The reluctant Chosen One, Simone is not only a woman, she’s a nun – no men allowed. And until Mrs Davis interfered, she seemed perfectly content in her cloister, making jam and loving Jesus. As the daughter of stage magicians Celeste (Elizabeth Marvel) and Monty (David Arquette), Simone grew up seeing the trickery behind the performance.
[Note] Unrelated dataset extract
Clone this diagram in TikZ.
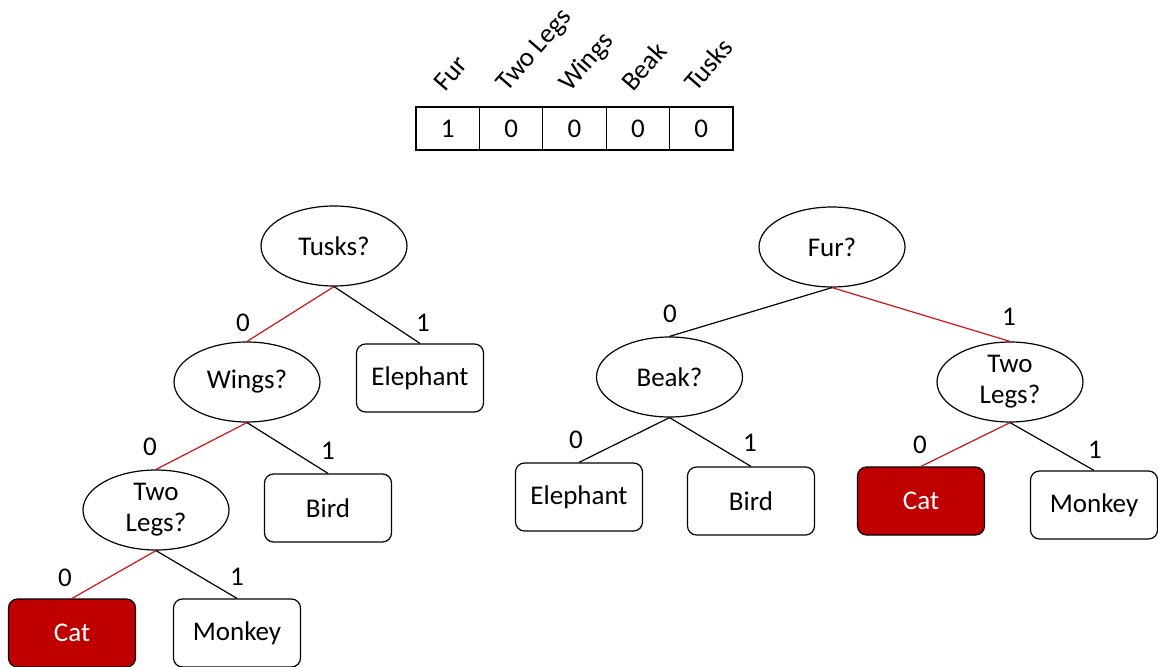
\documentclass[tikz,border=0pt]{standalone}
\usepackage{fontspec}
\setmainfont{Carlito}
\usetikzlibrary{shapes.geometric}
\definecolor{pathred}{RGB}{210,20,20}
\definecolor{catred}{RGB}{192,0,0}
\begin{document}
\begin{tikzpicture}[x=1pt,y=-1pt,
  every node/.style={font=\fontsize{27}{31}\selectfont},
  q/.style={ellipse,draw,line width=1.2pt,minimum width=146pt,minimum height=80pt,inner sep=0pt,align=center},
  leaf/.style={rectangle,rounded corners=9pt,draw,line width=1.2pt,minimum width=127pt,minimum height=68pt,inner sep=0pt},
  hit/.style={leaf,fill=catred,text=white},
  cell/.style={rectangle,draw,line width=1.2pt,minimum width=63.4pt,minimum height=43pt,inner sep=0pt},
  hdr/.style={anchor=base west,rotate=49,inner sep=0pt},
  edge/.style={line width=1.2pt},
  redge/.style={line width=1.2pt,draw=pathred},
  lbl/.style={inner sep=0pt}
]
\useasboundingbox (0,0) rectangle (1158,666);
% table
\node[cell] (c1) at (447.7,128.5) {1};
\node[cell] (c2) at (511.1,128.5) {0};
\node[cell] (c3) at (574.5,128.5) {0};
\node[cell] (c4) at (637.9,128.5) {0};
\node[cell] (c5) at (701.3,128.5) {0};
\node[hdr] (h1) at (445,93) {Fur};
\node[hdr] (h2) at (507,93) {Two Legs};
\node[hdr] (h3) at (570,93) {Wings};
\node[hdr] (h4) at (633,93) {Beak};
\node[hdr] (h5) at (696,93) {Tusks};
% left tree
\node[q] (t) at (334,246) {Tusks?};
\node[q] (w) at (247,382) {Wings?};
\node[leaf] (le) at (420,378) {Elephant};
\node[q] (l2) at (156,510) {Two\\Legs?};
\node[leaf] (lb) at (328,508) {Bird};
\node[hit] (lc) at (72,633) {Cat};
\node[leaf] (lm) at (237,633) {Monkey};
\draw[redge] (t.south) -- (w.north);
\draw[edge] (t.south) -- (le.north);
\draw[redge] (w.south) -- (l2.north);
\draw[edge] (w.south) -- (lb.north);
\draw[redge] (l2.south) -- (lc.north);
\draw[edge] (l2.south) -- (lm.north);
\node[lbl] (n1) at (243,323) {0};
\node[lbl] (n2) at (423,323) {1};
\node[lbl] (n3) at (150,447) {0};
\node[lbl] (n4) at (328,451) {1};
\node[lbl] (n5) at (65,578) {0};
\node[lbl] (n6) at (237,577) {1};
% right tree
\node[q] (f) at (832,247) {Fur?};
\node[q] (b) at (669.5,377) {Beak?};
\node[q] (r2) at (1010,382) {Two\\Legs?};
\node[leaf] (re) at (579,497) {Elephant};
\node[leaf] (rb) at (751,501) {Bird};
\node[hit] (rc) at (921,501) {Cat};
\node[leaf] (rm) at (1094,505) {Monkey};
\draw[edge] (f.south) -- (b.north);
\draw[redge] (f.south) -- (r2.north);
\draw[edge] (b.south) -- (re.north);
\draw[edge] (b.south) -- (rb.north);
\draw[redge] (r2.south) -- (rc.north);
\draw[edge] (r2.south) -- (rm.north);
\node[lbl] (m1) at (670,314) {0};
\node[lbl] (m2) at (1009,317) {1};
\node[lbl] (m3) at (576,440) {0};
\node[lbl] (m4) at (750,443) {1};
\node[lbl] (m5) at (920,445) {0};
\node[lbl] (m6) at (1095,450) {1};
\end{tikzpicture}
\end{document}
David Arquette as Simone's father the magician in Mrs Davis on Showmax
David Arquette as Simone’s father, Monty the magician

Her faith offers her the possibility of real mystery and wonder, along with a personal relationship with the divine, quite literally in the form of Jay (Andy McQueen). In Simone’s eyes, Mrs Davis is a usurper of mankind’s gift of free will and the discipline involved in any practise of spirituality. That bot has has to go.  

Also watch 

AI and computer systems run amok in the following eight series and movies on Showmax: 

  1. The Fear Index: Coming to Showmax on Friday, 23 June, this mini-series based on the 2011 novel by Robert Harris takes inspiration from the real-life Flash Crash of 2010. Scientist-turned-Wall Street tycoon Dr Alexander Hoffmann’s (Josh Hartnett) genius with algorithms underpins an AI system called VIXAL-4, which starts making risky stock market decisions, crashing the world’s stock markets and profiting off chaos. The series explores the possible outcome of an AI operating without meaningful personal risk or consequences. 
  2. Westworld: This four-season dystopian sci-fi series explores what happens when sophisticated theme park automatons gain consciousness and start pushing back against the humans who abuse them for their amusement and pleasure. Reaping what we sow is the most terrifying of all fates.  
  3. Robocop: This 2014 version of the 1987 sci-fi film about corporate-controlled robot policing sees good cop Alex Murphy (Joel Kinnaman) transformed into an emotionless killing machine that masks its ultimate mission to protect the powerful by masquerading as a public servant and protector. Strip the word Robo out of the title and there are places in the world where you could tell the same story. The cast includes Samuel L Jackson, Michael Keaton and Gary Oldman, so go for a joy ride in this wee-waa wagon.  
  4. Reminiscence: In this neo-noir science-fiction film Nick Bannister (Hugh Jackman) runs an agency that allows clients to relive memories, and winds up in a moral danger zone when he falls in love with one client, Mae (Rebecca Ferguson). Given any mind-meddling interface, the fear is that when we find the right button, we won’t be able to resist the temptation to keep dressing it until it falls off.  
  5. Ex Machina: Alex Garland (Never Let Me Go, Dredd) is the director behind this critically adored sci-fi thriller. Caleb Smith (Domhnall Gleeson), a young computer programmer, asks Nathan Bateman (Oscar Isaac), the creator of an AI, why he chose to sexualise his robot, Ava (Alicia Vikander) – making it female, fit, and flirty. If the machines we make mirror who we are, that’s a problem when the makers are evil. 
  6. Singularity: A supercomputer determines that human beings are the greatest threat to planet Earth, and sets out to wipe almost all of us out. Two centuries later just a handful of survivors remain in sanctuaries, in a world run by machines. It’s all the fears about being on the receiving end of colonisation, wrapped up in fears of human obsolescence in an AI world.  
  7. The Matrix Resurrections: Middle-aged, burned-out computer game programmer Thomas Anderson (Keanu Reeves) is resurrected inside a new, much more dangerous Matrix – a reality controlled and created by computers – and needs to unlock his true identity to escape into a pointless and dreary reality. Ultimately, the fear is that computers have channelled us into living in the worst timeline because we rebelled against a better one. 
  8. Demonic: Computers and AI have the potential to connect us to something overwhelming that our minds aren’t equipped to deal with. In this sci-fi horror film, South African filmmaker Neill Blomkamp tells the story of (literal) demons unleashed when a woman (Carly Pope) enters a simulator to confront her comatose mother.